**What is needed**
What is the number of lines containing "with"? Give only that number.

— Start of Exercise data —

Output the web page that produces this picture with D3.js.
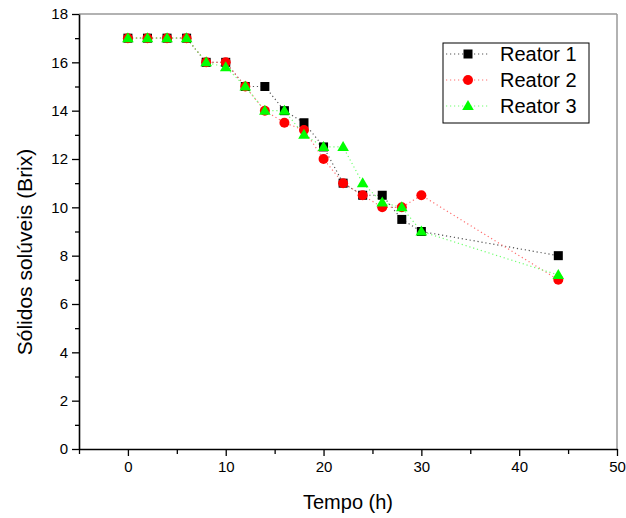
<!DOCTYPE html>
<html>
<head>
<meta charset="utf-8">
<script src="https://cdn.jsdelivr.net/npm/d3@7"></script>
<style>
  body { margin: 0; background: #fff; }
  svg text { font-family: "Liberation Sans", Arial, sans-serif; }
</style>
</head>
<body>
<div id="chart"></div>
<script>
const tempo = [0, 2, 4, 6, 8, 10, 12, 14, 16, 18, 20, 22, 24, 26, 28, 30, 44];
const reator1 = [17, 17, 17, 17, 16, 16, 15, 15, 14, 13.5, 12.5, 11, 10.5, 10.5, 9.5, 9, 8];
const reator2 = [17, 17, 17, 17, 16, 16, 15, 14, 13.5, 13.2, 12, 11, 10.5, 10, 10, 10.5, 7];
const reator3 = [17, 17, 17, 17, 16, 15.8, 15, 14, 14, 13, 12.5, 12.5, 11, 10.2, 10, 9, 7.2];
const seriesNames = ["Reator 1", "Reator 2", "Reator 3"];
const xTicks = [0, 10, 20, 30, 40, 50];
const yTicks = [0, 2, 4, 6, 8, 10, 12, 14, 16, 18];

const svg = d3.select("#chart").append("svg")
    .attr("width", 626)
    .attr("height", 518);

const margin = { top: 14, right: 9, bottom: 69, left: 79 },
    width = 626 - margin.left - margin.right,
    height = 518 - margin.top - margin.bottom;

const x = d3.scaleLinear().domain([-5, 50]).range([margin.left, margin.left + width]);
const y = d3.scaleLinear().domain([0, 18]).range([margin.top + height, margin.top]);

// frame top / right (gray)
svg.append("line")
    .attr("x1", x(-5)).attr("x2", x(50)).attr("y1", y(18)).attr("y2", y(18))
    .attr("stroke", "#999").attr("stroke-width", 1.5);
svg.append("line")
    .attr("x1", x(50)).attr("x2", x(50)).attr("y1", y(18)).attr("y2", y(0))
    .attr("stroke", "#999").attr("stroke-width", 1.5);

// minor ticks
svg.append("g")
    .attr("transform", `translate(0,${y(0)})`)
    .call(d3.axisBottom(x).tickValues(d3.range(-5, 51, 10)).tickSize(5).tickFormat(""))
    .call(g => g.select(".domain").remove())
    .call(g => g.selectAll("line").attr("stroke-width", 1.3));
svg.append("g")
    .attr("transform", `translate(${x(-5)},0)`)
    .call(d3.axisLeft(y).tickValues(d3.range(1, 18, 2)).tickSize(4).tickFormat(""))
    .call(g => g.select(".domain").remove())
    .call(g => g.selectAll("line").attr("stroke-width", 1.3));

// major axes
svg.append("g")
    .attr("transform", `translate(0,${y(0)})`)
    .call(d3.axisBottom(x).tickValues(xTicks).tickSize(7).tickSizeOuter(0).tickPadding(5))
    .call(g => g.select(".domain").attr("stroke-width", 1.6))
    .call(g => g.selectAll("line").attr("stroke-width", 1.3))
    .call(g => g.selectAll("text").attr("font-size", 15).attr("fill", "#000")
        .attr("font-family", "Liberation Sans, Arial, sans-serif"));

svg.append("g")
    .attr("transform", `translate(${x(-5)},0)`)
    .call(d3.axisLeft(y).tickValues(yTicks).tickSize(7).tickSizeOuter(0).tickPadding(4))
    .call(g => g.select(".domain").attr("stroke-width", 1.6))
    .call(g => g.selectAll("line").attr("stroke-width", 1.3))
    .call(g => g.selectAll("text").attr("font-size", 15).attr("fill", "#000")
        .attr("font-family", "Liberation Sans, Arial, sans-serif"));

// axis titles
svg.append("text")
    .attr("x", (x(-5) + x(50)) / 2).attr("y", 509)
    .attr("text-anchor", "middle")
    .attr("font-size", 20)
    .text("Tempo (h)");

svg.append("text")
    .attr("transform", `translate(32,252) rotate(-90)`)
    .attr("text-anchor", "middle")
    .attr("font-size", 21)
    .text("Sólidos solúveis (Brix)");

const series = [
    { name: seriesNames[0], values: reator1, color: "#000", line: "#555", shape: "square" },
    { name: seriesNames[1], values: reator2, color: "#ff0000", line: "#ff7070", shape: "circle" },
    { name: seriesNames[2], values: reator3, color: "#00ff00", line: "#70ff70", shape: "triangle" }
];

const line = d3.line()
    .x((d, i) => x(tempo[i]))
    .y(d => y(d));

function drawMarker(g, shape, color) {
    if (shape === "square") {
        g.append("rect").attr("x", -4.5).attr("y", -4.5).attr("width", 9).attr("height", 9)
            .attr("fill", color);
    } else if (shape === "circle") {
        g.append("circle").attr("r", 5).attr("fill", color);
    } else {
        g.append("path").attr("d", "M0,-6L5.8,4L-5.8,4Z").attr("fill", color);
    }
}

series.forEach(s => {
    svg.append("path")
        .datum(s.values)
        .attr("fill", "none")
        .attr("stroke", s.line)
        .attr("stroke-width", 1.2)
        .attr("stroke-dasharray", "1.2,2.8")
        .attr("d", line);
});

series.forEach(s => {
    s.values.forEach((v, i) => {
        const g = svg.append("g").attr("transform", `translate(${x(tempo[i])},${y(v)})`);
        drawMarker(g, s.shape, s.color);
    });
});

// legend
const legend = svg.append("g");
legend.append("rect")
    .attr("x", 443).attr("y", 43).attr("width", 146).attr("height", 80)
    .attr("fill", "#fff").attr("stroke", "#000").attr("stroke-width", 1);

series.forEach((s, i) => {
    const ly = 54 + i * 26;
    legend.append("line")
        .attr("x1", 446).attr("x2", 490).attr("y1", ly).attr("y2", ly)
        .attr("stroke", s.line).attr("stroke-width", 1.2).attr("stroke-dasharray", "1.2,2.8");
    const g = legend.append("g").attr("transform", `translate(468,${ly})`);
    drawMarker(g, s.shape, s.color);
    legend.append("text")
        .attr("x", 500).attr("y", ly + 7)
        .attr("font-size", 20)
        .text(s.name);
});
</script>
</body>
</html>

— End of Exercise data —
— Start of Exercise data —

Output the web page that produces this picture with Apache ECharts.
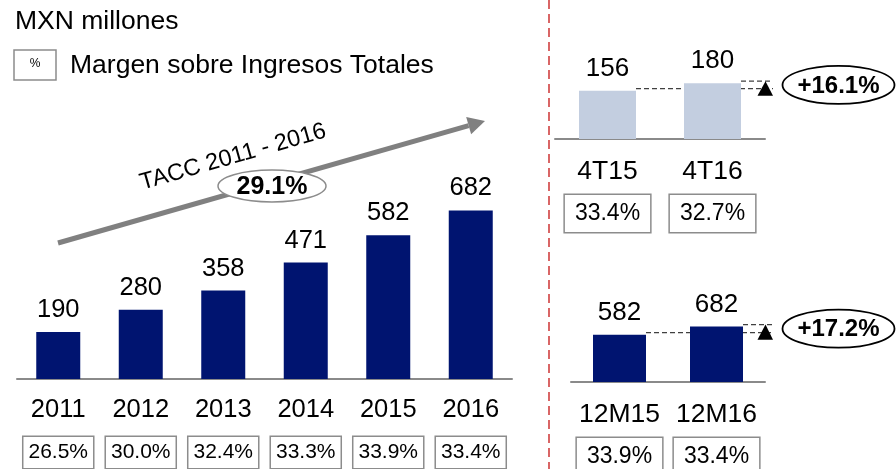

— End of Exercise data —

**Exercise answer**
2